WHAT NEEDS TO BE DONE:
Go through the records from the first line and retype each one exactly, stopping once the line with "import * as" is done. Pictures are left out.

____ LISTED ENTRIES

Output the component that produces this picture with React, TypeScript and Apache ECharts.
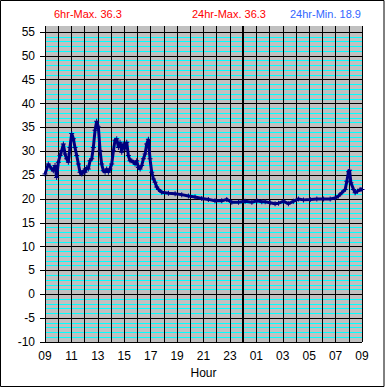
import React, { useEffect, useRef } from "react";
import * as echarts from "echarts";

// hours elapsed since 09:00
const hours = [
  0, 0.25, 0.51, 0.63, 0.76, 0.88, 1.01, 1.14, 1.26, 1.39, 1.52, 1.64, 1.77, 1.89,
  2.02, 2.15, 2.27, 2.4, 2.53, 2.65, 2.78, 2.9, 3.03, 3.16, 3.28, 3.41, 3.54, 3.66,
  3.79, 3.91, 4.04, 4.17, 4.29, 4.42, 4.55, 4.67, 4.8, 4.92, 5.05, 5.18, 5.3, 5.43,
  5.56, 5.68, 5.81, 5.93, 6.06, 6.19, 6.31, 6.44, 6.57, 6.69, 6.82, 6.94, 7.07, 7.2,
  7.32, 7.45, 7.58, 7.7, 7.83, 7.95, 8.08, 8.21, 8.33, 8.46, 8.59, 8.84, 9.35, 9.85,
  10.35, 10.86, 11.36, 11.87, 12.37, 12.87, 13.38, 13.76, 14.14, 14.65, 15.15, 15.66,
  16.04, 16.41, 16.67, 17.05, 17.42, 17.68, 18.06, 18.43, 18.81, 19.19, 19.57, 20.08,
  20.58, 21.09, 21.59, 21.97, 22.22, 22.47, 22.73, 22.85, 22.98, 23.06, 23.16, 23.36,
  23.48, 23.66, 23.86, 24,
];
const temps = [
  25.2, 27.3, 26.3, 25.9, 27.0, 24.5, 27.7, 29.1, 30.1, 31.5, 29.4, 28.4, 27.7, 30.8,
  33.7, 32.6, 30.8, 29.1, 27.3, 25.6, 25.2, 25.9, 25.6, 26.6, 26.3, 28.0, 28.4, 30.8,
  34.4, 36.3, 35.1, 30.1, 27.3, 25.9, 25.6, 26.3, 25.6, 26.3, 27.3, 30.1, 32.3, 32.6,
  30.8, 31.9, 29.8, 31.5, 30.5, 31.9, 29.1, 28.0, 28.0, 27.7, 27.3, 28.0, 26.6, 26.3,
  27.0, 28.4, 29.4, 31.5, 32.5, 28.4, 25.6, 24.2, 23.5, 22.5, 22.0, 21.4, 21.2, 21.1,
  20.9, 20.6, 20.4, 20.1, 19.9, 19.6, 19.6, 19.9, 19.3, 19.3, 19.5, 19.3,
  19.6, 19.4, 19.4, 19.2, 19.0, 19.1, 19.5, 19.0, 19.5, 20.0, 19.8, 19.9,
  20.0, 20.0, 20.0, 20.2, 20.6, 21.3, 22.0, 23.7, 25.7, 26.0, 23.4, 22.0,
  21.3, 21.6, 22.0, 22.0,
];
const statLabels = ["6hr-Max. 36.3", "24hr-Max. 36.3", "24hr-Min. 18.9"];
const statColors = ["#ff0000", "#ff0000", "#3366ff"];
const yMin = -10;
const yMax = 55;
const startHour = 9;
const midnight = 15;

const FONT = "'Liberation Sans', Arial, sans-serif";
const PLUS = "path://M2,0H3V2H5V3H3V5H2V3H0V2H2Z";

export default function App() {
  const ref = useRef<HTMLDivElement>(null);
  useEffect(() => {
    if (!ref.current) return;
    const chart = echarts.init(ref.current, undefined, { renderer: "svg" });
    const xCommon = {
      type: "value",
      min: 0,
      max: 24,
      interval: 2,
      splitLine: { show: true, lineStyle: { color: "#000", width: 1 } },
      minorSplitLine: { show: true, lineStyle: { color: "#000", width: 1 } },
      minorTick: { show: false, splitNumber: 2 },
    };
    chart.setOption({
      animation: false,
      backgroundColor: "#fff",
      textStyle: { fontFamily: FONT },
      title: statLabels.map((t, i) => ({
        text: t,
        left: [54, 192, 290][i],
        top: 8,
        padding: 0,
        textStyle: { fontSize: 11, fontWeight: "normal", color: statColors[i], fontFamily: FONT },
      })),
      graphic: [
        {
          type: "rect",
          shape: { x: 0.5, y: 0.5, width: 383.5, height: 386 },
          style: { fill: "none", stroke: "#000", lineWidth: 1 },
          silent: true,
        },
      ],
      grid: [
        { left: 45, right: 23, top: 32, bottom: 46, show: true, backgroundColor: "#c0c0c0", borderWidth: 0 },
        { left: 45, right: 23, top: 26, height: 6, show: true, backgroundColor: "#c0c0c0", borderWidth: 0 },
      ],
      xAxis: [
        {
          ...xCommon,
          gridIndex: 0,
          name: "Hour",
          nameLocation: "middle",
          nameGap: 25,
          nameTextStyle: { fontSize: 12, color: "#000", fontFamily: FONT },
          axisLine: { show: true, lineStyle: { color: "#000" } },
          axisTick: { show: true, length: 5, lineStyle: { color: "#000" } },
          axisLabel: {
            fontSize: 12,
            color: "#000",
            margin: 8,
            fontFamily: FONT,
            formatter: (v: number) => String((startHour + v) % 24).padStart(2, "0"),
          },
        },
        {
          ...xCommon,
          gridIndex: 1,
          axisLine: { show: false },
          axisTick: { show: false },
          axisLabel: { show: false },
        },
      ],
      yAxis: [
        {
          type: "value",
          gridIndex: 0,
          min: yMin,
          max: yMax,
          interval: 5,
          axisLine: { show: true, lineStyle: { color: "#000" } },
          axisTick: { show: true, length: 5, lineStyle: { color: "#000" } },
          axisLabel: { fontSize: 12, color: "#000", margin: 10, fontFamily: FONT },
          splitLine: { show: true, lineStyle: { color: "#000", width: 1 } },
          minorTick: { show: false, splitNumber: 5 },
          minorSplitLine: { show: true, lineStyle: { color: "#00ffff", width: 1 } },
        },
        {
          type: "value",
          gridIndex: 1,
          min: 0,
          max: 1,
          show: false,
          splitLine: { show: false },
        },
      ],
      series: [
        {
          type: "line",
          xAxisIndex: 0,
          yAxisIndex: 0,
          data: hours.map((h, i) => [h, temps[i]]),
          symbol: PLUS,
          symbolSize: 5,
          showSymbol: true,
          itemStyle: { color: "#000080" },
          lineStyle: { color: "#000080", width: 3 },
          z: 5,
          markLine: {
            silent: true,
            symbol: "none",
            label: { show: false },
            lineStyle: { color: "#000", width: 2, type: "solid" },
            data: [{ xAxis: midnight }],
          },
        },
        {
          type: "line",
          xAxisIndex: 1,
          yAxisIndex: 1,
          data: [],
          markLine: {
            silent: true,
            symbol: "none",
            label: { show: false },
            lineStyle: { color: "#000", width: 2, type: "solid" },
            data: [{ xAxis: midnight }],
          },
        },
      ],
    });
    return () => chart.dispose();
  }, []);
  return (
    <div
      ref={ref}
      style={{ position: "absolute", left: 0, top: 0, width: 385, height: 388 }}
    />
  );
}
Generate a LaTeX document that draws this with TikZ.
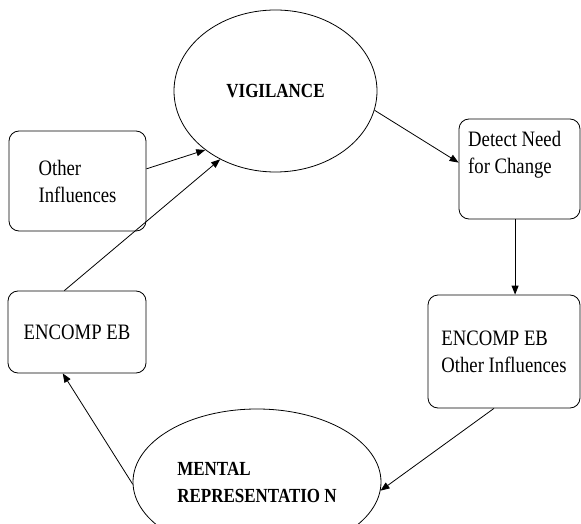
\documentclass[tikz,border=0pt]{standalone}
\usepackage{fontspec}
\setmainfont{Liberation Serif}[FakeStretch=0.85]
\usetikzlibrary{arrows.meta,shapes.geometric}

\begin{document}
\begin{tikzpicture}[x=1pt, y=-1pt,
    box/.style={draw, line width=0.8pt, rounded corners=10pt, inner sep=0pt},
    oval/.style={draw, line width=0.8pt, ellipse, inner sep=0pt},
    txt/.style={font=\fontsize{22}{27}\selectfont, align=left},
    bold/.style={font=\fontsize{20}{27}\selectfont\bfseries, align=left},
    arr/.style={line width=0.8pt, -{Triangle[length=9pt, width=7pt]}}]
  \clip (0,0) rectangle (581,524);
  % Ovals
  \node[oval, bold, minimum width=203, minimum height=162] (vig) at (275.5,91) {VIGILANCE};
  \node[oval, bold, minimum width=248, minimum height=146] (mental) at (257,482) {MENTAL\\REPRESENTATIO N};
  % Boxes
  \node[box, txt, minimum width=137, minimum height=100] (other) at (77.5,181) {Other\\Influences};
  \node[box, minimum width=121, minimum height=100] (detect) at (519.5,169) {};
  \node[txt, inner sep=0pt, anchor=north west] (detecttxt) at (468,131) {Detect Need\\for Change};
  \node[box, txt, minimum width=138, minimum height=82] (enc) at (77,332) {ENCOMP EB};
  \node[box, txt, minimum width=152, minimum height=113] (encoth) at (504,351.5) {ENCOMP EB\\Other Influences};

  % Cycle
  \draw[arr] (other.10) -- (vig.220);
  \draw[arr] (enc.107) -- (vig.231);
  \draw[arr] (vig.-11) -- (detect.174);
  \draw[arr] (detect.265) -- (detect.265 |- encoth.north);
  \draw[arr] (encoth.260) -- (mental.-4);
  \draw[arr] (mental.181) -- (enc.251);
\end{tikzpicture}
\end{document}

________

ANSWER TO THE TASK:
Output the component that produces this picture with React, TypeScript and Apache ECharts.
import React, { useEffect, useRef } from "react";
import * as echarts from "echarts";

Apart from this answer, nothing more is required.